Taking our democracy for granted

Both explicit and implicit in last Friday’s editorial, prompted by rising political tension in St Kitts and Nevis, were questions about Caricom’s regard for the quality of democracy in the region and its willingness and ability to address issues of good governance and threats to the democratic order from all quarters.

Central to our own concern is the belief that political legitimacy comes not only via the ballot box every four or five years, but also through listening to the people and meeting their expectations while in office, to forge and act on a national consensus on development and progress for all, and through transparent and accountable management of the nation’s ‒ that is ‒ the people’s assets.

As idealistic as this may sound to a weary public, notions of inclusive democracy and good governance will continue to gain currency in the Caribbean and political parties had better pay attention, for people across the region are generally better educated, better informed and more demanding than in the past. The winner-take-all system fostered by the imperfect implementation of the Westminster model of parliamentary governance in the Commonwealth Caribbean just isn’t sustainable.

But absent any sort of enlightenment among political parties, whether in government or in opposition – for although parties may rail against the inequities of the system when in opposition, they more often than not forget their concerns once in power – and absent adequate mechanisms for genuine consultation with the citizenry, much less progress on constitutional reform, the dilemma facing those desirous of change is how to achieve this when those who hold the levers of power refuse to listen.

Of course, no government wants to or should be toppled by anti-democratic means. But, equally, no country’s population should have to live with the consequences of abuse of office by any sitting government.

In a 2000 academic paper, Trinidadian political scientist Prof Selwyn Ryan asks and attempts to answer the following questions: “When if ever, is political riot and rebellion legitimate? Is there such a thing as a ‘good riot’? Did the street demonstrations which took place in Guyana in 1997 and St Vincent and the Grenadines in April 2000, and which precipitated the intervention of Caricom and the Organisation of Eastern Caribbean States (OECS) create bad precedents for governance in the region?”

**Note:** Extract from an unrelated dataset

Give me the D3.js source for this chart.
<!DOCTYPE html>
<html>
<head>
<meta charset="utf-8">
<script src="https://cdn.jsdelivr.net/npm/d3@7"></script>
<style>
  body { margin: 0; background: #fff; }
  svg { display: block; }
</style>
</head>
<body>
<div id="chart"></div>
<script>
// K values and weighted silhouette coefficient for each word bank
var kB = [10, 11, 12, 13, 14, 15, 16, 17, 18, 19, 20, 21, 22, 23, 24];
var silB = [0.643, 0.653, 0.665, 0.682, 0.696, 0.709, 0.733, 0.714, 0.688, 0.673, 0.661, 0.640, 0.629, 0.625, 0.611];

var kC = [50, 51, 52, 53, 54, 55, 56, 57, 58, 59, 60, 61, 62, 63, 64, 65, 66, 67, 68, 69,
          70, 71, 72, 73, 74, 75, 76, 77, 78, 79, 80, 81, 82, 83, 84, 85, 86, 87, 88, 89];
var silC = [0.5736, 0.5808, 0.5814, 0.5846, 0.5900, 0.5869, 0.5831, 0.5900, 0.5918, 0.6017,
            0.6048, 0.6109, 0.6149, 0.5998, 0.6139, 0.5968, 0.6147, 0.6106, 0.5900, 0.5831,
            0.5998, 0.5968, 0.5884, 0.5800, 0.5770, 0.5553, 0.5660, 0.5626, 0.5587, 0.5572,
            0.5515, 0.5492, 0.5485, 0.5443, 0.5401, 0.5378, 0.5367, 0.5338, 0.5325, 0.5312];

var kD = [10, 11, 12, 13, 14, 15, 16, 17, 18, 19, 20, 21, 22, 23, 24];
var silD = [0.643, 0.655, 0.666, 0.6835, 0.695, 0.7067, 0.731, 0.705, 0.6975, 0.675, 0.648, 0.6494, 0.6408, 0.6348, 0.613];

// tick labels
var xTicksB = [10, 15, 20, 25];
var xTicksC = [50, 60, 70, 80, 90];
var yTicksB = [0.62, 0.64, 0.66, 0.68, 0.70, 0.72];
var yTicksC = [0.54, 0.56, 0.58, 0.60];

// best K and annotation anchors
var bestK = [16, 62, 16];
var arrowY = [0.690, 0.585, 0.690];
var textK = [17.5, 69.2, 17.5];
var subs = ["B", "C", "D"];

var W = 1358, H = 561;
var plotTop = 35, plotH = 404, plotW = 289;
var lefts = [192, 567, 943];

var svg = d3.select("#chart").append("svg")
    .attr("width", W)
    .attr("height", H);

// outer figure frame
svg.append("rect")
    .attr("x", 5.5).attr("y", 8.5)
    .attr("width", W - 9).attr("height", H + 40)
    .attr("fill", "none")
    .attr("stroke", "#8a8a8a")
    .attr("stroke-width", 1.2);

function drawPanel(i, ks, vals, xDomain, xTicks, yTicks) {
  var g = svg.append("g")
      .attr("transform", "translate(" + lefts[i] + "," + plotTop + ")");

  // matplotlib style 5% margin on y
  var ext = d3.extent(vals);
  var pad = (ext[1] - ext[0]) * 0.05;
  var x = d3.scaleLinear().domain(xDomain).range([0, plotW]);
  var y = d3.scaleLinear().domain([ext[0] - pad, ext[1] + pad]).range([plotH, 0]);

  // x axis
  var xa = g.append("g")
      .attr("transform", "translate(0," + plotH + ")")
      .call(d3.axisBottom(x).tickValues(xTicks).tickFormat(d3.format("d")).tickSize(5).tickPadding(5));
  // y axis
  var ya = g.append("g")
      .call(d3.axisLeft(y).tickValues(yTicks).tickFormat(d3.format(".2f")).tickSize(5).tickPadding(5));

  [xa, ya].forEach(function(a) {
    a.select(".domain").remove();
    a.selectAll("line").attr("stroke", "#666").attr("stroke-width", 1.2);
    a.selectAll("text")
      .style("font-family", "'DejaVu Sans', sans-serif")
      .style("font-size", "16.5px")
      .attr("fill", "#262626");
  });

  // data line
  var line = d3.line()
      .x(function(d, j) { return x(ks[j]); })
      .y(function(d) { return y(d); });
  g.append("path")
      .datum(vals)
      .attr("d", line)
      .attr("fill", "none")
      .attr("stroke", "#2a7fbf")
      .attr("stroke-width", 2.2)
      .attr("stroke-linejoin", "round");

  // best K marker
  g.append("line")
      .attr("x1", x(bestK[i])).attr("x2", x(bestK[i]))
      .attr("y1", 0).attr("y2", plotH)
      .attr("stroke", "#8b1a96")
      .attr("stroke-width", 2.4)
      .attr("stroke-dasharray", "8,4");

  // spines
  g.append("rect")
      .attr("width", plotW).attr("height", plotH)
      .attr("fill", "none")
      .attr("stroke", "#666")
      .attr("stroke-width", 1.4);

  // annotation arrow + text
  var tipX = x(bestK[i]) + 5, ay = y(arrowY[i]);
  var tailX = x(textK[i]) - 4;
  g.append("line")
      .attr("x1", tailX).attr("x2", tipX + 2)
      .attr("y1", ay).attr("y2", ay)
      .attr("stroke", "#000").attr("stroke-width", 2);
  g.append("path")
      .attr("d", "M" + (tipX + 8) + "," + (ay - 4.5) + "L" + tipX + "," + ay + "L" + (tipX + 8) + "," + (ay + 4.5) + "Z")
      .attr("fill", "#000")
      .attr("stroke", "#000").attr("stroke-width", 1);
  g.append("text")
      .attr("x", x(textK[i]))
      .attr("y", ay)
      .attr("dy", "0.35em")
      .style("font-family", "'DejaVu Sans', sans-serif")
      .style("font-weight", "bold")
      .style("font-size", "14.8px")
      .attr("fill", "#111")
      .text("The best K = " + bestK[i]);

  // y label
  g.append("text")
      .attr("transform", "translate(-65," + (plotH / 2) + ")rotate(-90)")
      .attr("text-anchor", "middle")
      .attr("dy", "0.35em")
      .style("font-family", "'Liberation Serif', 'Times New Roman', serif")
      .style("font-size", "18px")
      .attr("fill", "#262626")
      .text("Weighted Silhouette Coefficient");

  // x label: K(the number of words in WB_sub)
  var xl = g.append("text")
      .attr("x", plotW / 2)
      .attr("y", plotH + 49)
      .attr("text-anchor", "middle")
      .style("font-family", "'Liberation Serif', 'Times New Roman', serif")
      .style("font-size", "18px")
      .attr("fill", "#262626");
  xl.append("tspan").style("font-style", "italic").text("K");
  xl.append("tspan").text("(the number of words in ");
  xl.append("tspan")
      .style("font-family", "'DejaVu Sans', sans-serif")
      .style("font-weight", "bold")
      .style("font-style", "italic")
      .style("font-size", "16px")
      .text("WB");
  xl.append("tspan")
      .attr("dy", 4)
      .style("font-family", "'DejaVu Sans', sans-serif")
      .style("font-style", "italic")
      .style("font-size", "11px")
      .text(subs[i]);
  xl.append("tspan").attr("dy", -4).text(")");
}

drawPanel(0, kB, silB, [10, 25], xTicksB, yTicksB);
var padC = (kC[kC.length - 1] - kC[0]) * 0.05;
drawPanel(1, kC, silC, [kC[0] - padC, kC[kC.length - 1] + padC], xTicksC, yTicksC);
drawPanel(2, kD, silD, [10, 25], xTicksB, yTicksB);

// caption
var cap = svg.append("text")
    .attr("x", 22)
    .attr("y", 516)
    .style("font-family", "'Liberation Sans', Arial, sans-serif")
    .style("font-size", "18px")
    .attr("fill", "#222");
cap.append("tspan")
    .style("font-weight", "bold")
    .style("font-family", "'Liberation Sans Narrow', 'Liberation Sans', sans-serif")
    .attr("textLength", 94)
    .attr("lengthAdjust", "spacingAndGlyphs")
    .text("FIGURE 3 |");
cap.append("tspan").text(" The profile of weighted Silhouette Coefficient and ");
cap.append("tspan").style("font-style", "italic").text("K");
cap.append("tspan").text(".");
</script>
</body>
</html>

In so doing, he also considers the experiences of Grenada and Dominica in 1979, Trinidad and Tobago in 1990, St Kitts in 1993 and Jamaica in 1999. Guyanese would undoubtedly find his case study of the post-December 1997 election street protests and the intervention by Caricom, which gave rise to the Herdmanston Accord, of particular interest.

Now, there is a lingering perception in some quarters, not confined to the PPP, that Caricom failed the Guyanese people during Forbes Burnham’s rule. This period was marked – as has been indisputably established if not always openly acknowledged by all – by rigged elections, increasing authoritarianism and the trampling of human rights.

The same attitude applied to the excesses of Prime Minister Eric Gairy in Grenada and his infamous Mongoose Gang and then, ironically, with regard to his successor, the coup leader Maurice Bishop and his revolutionary government.

Caricom’s default position in the 1970s and first half of the ’80s was a policy of non-interference, ostensibly more to guard against extra-regional (ie American) interference in the affairs of young, post-Independence, leftist states and effectively to prevent any sort of constructive criticism or good-neighbourly intervention to deter anti-democratic tendencies on the part of incumbents. In other words, there was no desire generally amongst members of the regional political club to draw attention to the mote in a brother’s eye lest this might prompt questions about the beam in their own eye.

Prof Ryan’s relatively recent recommendation that Caricom should consider the creation of “some formalised machinery to deal with system threatening crises rather than rely on ad hoc interventions such as those utilised in Guyana and St Vincent,” especially where civil society and national institutions are weak, has, moreover, not been heeded.

Unfortunately, since the turn of the century, even as Caricom has backed away from full implementation of the Single Market and Economy (CSME), there has been little appetite for any hint of a supra-national mechanism and the fig leafs of sovereignty and non-interference continue to be used to justify political inaction. Meanwhile, governments and Caricom as a whole keep on taking our democracy for granted.